Thanks to Fred R. for the link to the Globe article.

UPDATE: I try to keep the blockquotes as short as possible when readers can link to the full article. But in this case, I probably should have quoted even more than I did. From a reader who read the whole thing:


I'm surprised you didn't highlight the real travesty of the Zedgindze article. As the article discussed, the day after his arrest and while he was still sitting in jail, he was visited by a Harvard representative who gave him the "withdraw or be expelled" ultimatum (which from the timeline in the article, it appears that Mr. Zedgindze did so while still in jail).

So, imagine that: you've just been arrested for attempted rape, you don't know if you're going to be able to get bail money (it's not even clear if he had been arraigned yet), you know that you're innocent but you're still sitting there behind bars, and then someone who you think is there to help instead threatens you!
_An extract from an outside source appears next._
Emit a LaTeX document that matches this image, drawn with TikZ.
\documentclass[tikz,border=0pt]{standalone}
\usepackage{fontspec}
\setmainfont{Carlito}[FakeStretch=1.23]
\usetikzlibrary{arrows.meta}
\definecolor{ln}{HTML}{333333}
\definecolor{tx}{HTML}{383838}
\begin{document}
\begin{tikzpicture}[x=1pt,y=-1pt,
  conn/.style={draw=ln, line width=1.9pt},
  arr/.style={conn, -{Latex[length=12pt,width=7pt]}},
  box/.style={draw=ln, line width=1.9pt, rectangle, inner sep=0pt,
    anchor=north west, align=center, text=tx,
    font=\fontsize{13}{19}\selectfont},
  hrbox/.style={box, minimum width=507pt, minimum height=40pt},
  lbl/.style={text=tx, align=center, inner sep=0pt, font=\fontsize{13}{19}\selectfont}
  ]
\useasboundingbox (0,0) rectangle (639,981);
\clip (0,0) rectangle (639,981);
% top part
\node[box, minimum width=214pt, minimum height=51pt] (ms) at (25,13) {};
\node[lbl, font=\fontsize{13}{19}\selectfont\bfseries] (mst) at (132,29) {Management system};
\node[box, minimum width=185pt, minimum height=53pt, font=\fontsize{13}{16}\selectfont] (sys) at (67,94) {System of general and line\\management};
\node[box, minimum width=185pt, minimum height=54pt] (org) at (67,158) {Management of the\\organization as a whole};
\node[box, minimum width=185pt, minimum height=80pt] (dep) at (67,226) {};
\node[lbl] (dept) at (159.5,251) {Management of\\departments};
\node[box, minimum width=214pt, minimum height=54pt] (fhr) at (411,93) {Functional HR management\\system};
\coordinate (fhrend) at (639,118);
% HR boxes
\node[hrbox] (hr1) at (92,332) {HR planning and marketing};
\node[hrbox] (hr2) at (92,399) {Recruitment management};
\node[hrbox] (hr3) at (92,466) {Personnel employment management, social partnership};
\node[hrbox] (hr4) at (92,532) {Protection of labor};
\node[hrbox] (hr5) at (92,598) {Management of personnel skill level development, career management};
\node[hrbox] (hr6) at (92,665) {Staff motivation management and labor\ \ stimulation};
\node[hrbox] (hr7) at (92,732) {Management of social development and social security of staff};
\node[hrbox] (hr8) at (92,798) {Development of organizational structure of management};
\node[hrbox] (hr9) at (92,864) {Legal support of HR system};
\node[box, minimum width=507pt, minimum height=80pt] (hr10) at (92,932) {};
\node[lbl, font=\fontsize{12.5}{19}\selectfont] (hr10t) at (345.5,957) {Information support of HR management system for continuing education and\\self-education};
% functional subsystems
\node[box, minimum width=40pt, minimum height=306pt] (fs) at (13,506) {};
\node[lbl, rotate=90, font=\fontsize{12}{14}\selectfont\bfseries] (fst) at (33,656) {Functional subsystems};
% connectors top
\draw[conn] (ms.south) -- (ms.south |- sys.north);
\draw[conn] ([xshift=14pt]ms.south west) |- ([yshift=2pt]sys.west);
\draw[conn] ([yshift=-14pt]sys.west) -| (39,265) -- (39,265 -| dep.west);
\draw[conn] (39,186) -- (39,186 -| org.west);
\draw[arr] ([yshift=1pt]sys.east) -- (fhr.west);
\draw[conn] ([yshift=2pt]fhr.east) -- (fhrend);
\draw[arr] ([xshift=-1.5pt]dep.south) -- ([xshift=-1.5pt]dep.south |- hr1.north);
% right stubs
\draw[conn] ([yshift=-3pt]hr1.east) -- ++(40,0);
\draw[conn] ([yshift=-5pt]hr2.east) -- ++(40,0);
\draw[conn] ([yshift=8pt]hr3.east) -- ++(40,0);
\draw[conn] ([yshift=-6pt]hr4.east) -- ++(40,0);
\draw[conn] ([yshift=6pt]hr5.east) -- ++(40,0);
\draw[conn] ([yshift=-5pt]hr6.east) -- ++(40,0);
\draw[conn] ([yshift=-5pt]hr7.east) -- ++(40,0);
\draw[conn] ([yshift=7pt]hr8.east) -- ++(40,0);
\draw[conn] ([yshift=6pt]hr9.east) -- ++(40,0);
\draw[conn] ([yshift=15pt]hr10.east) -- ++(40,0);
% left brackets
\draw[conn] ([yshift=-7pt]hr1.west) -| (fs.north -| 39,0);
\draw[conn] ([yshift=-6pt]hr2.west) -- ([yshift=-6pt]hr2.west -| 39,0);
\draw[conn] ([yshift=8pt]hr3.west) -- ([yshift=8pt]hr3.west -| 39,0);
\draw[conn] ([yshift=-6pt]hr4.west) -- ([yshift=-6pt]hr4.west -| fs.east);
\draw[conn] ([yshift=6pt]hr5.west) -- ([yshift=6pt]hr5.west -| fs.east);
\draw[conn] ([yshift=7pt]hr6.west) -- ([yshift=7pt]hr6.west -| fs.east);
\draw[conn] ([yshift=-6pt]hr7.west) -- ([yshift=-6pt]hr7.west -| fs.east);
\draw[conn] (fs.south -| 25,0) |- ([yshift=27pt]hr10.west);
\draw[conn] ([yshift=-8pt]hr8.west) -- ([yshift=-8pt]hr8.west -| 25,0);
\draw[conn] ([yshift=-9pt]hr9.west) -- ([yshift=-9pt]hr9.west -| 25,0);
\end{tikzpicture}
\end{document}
It's unconscionable that Harvard's response when there had only been an accusation (and, I would wager there hadn't even been a probable cause hearing by that point) was to not temporarily suspend Mr. Zedgindze from the school until the matter was resolved (and even that would seem distasteful), but to sever him from the university! And, I'm sure the university knew that once Mr. Zedgindze was no longer a student, he would eventually have to leave the country (as he did). So, in effect, Harvard not only expelled him, but guaranteed that he would be deported.

If I were a parent with children at that school right now, I'd be a little worried for them if they got in trouble. And if I had a kid considering going there, I'd encourage them to look elsewhere (even if Yale).


Like I said, read the whole thing. And then, if the spirit of fairness moves you, you might consider writing Nancy Nienhuis, director of student affairs at Harvard's Graduate School of Education, and HGSE's dean, Ellen Lagemann. If you go that route, keep in mind that reasoned, civil letters will help Zedgindze most.

UPDATE UPDATE: Maurice Black writes to note that the Crimson has more.